Given the very broad and wide ranging nature of this field — a field which is developing at a rapid pace — gaining a strong foundation of basic concepts, and doing so in a practical manner, should be viewed as being of high importance. This week's highlighted free eBook, Natural Language Processing with Python, is a great way to help achieve this strong foundation.



The Natural Language Toolkit (NLTK) is a general purpose NLP library that, while not generally viewed as a choice for production systems, is well-suited to teaching and learning how to implement some of the fundamental concepts of NLP. This accompanying book is designed specifically to guide a reader through this learning process.

From the book's preface:

This book provides a highly accessible introduction to the field of NLP. It can be used for individual study or as the textbook for a course on natural language processing or computational linguistics, or as a supplement to courses in artificial intelligence, text mining, or corpus linguistics. The book is intensely practical, containing hundreds of fully-worked examples and graded exercises.
This book is intended for a diverse range of people who want to learn how to write programs that analyze written language, regardless of previous programming experience.

As stated above, the book is definitely of a practical nature. While you will assuredly have concepts explained as you go, there is little doubt that the book is crafted as a launchpad for those looking to get going with implementing NLP solutions with Python, and doing so now.

It should be noted that this version of the free online book has had its code updated to Python 3, as the original version, now a decade old, was written in Python 2. Also note that the book is not available as a PDF download, but instead is freely available on its site in HTML format.

The chapters of the book are as follows:

  1. Language Processing and Python
  2. Accessing Text Corpora and Lexical Resources
  3. Processing Raw Text
  4. Writing Structured Programs
  5. Categorizing and Tagging Words
  6. Learning to Classify Text
  7. Extracting Information from Text
  8. Analyzing Sentence Structure
  9. Building Feature Based Grammars
  10. Analyzing the Meaning of Sentences
  11. Managing Linguistic Data
  12. Afterword: Facing the Language Challenge

The book's preface also states these specific expected learning outcomes from the book:

  • How simple programs can help you manipulate and analyze language data, and how to write these programs
  • How key concepts from NLP and linguistics are used to describe and analyse language
  • How data structures and algorithms are used in NLP
  • How language data is stored in standard formats, and how data can be used to evaluate the performance of NLP techniques

Sample chunk parser output visualization. From Natural Language Processing with Python Chapter 7.

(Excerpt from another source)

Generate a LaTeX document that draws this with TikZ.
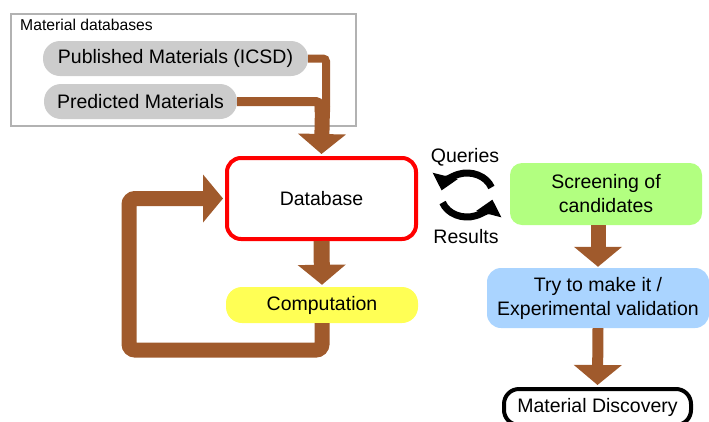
\documentclass[tikz,border=0pt]{standalone}
\usepackage{fontspec}
\setmainfont{Liberation Sans}
\usetikzlibrary{arrows.meta}
\definecolor{brn}{RGB}{160,90,44}
\definecolor{pillgray}{RGB}{204,204,204}
\definecolor{boxgray}{RGB}{178,178,178}
\definecolor{grn}{RGB}{178,255,128}
\definecolor{yel}{RGB}{255,255,85}
\definecolor{blu}{RGB}{170,212,255}
\tikzset{
  main/.style={font=\fontsize{19.5}{24}\selectfont, align=center, inner sep=0pt},
  pill/.style={main, fill=pillgray, rounded corners=17pt, minimum height=35pt},
  brarrow/.style={draw=brn, -{Triangle[length=20pt,width=47pt]}},
  brline/.style={draw=brn},
  cyc/.style={draw=black, line width=7pt, -{Triangle[length=15pt,width=25pt]}}
}
\begin{document}
\begin{tikzpicture}[x=1pt,y=-1pt]
\useasboundingbox (0,0) rectangle (709,421);
% database container
\node[draw=boxgray, line width=2pt, minimum width=345pt, minimum height=112pt, inner sep=0pt] (dbs) at (183.5,70) {};
\node[anchor=west, inner sep=0pt, font=\fontsize{15.7}{19}\selectfont] (dbslabel) at (20,25) {Material databases};
\node[pill, minimum width=265pt] (icsd) at (175.5,58.5) {Published Materials (ICSD)};
\node[pill, minimum width=193pt] (pred) at (140.5,101.5) {Predicted Materials};
% main nodes
\node[main, draw=red, line width=4pt, rounded corners=14pt, minimum width=189pt, minimum height=81pt, fill=white] (db) at (321.5,198.5) {Database};
\node[main, fill=yel, rounded corners=16pt, minimum width=192pt, minimum height=36pt] (comp) at (322,305) {Computation};
\node[main, fill=grn, rounded corners=12pt, minimum width=192pt, minimum height=62pt] (screen) at (606,194) {Screening of\\candidates};
\node[main, fill=blu, rounded corners=14pt, minimum width=222pt, minimum height=60pt] (try) at (598,298) {Try to make it /\\Experimental validation};
\node[main, draw=black, line width=4pt, rounded corners=15pt, minimum width=187pt, minimum height=36pt] (disc) at (597.5,407) {Material Discovery};
% labels for cycle
\node[main] (q) at (465,157) {Queries};
\node[main] (r) at (466,237) {Results};
% connectors from material databases
\draw[brline, line width=8pt, rounded corners=3pt] (icsd.east) -| (326,112);
\draw[brline, line width=9pt, rounded corners=3pt] (pred.east) -| (319,112);
\draw[brarrow, line width=15pt] (322.5,106) -- ([yshift=2pt]db.north);
% database -> computation
\draw[brarrow, line width=16pt] (db.south) -- ([yshift=2pt]comp.north);
% loop back
\draw[brarrow, line width=15pt, rounded corners=6pt] (comp.south) |- (129,350) -- (129,198.5) -- ([xshift=-2pt]db.west);
% right chain
\draw[brarrow, line width=15pt] (screen.south -| try.north) -- ([yshift=1pt]try.north);
\draw[brarrow, line width=11pt] (try.south) -- ([yshift=2pt]disc.north);
% cycle arrows
\coordinate (cc) at (467,195);
\draw[cyc] (cc) ++(-20:26 and 22) arc[start angle=-20, end angle=-168, x radius=26, y radius=22];
\draw[cyc] (cc) ++(-200:26 and 22) arc[start angle=-200, end angle=-348, x radius=26, y radius=22];
\end{tikzpicture}
\end{document}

The book starts off slow — describing NLP, how Python can be used to perform some NLP programming tasks, how to access natural language content to process — and moves on to bigger concepts, both conceptually (NLP) programmatically (Python). Soon it gets to categorization, text classification, information extraction, and other topics more often thought of as classic NLP. After getting the basics of NLP with this book, you can move on to more modern and cutting edge techniques, perhaps through the use of materials such as some of Stanford's free courses.

Best of luck to everyone wading into the natural language processing waters. This is great book to start out with, and one which can be absorbed relatively quickly given its short length, meaning you can move on to more advanced topics in short order.